On loan from the Ulster Museum in Belfast, the Game of Thrones Tapestry tells the complete and epic narrative of the eponymous HBO television show, depicting key scenes from each episode in the illustrative style of the Bayeux tapestry which complements the celebrated medieval realism of the series. Over 77 hours’ worth of storytelling were condensed into 77 metres of tapestry, making it just a few metres longer than its predecessor.

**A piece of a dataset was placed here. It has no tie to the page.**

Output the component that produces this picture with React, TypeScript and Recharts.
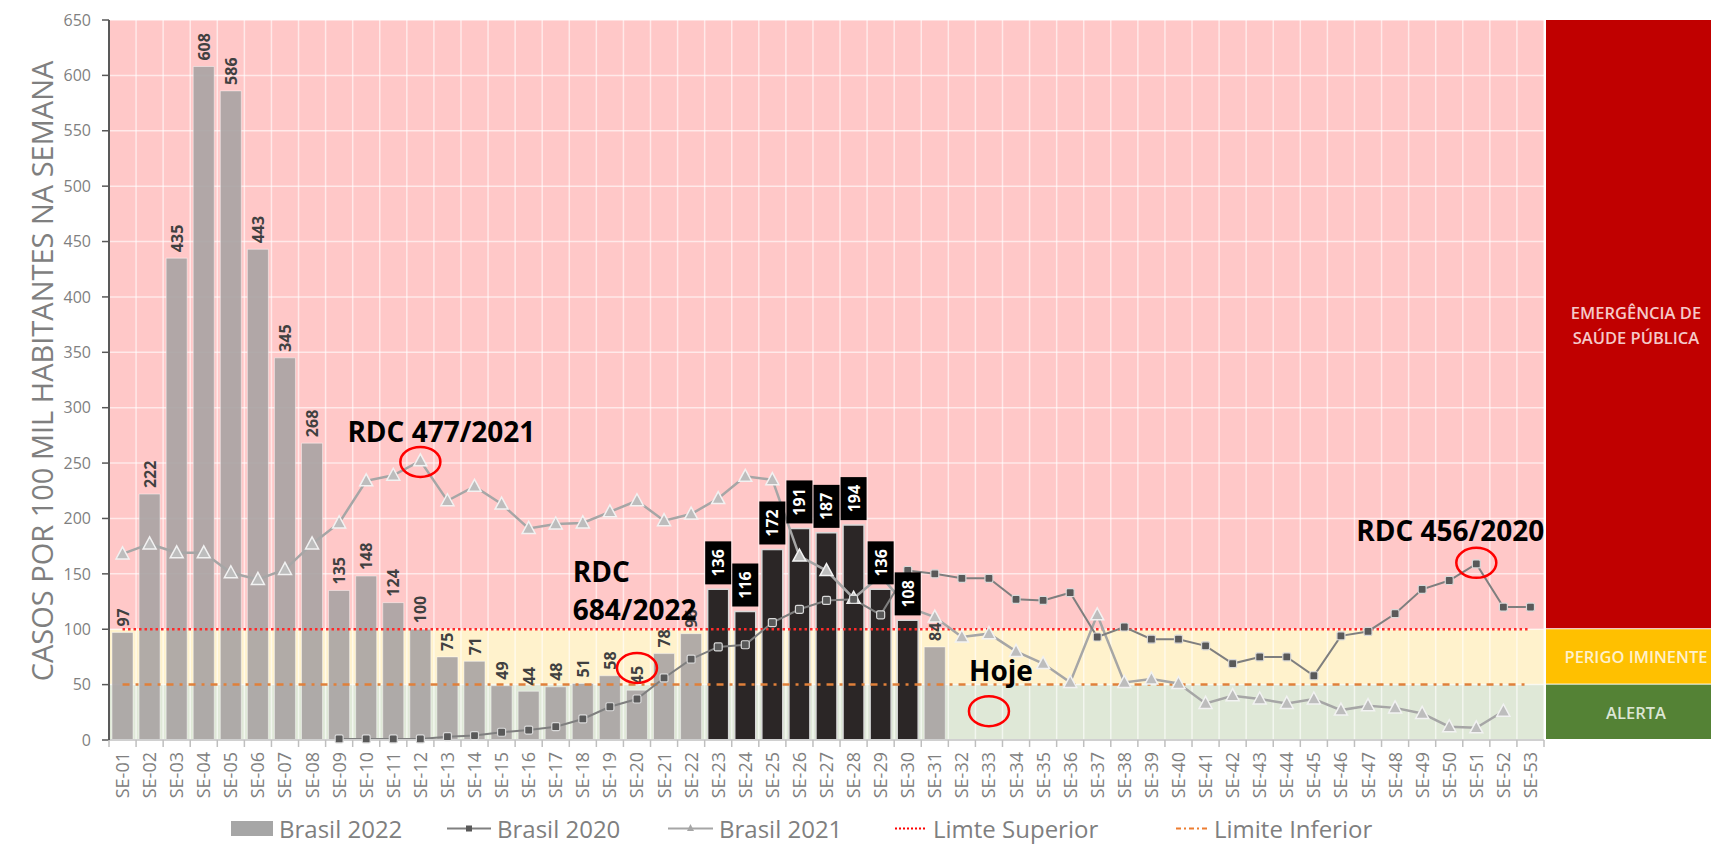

Image: Embroider working on Game of Thrones Tapestry - © The National, AFP
Commissioned by Tourism Ireland to celebrate how the filming and production of the TV series has become part of the fabric of Northern Ireland’s heritage and culture—bolstering creative industries in the area—the tapestry also harks back to Northern Irelands rich legacy of textile and linen manufacture. The detailed panels depicting key scenes that many viewers will recognise were painstakingly hand-woven and brought to life by expert weavers using Northern Irish linen (sourced from one of the country’s last surviving linen mills) as well as fabrics and textiles used for costumes in the show. Once woven, volunteer hand embroiderers from textile guilds across Northern Ireland came together to meticulously add final flourishes of embroidery—from the silvery hair of Daenerys Targaryen to the glint of a molten gold crown.
Image: Game of Thrones Tapestry (detail) – Ulster Museum, © Losing the Plot Blog post, 05/27/2018
The full length of the tapestry has now been digitised and is available to view in its entirety, along with further details and information, on the Tourism Ireland website. It will be displayed at the Hôtel du Doyen until 31st December 2019.